My brother is so terrified of snakes that he won’t even buy fake rubber ones for his boys. Once, my sister and I found what looked like a molted snake skin in her closet, indicating that a garden snake had somehow gotten in the house. (Well, this IS Florida, after all.) We put the skin in a zippy bag and raced up to where our brother was at work to confront him, convinced that he had planted it to scare us. When my sister waved the incriminating snake-skin at him, he jumped backwards over a counter and fell over, knocking over a rack of Craftsman tools. He was that scared.
Of course, that cleared him of any culpability in the snake-planting department.
But your tale definitely wins the creepy prize. And I would very much like to know your position on firearms. Another day, perhaps.

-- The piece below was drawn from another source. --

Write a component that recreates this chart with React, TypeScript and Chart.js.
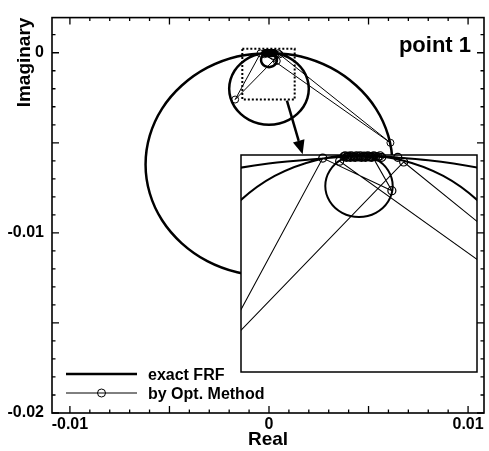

October 21st, 2005 at 20:44
Wow. So you’re telling me that even half a snake will come after you if necessary? That’s good to know my friend. Good to know.
October 22nd, 2005 at 10:44
ewww is right! I would have pissed my pants!
October 23rd, 2005 at 21:19
I can’t stand snakes either, which is one of the benefits to being in Hawaii in that we don’t have any. I hope you’re okay in the storm.
October 26th, 2005 at 19:41
Okay, nobody told me that there are rattlesnakes this far north. You’re right …. ewwww!
I hope that Wilma didn’t cause you any problems.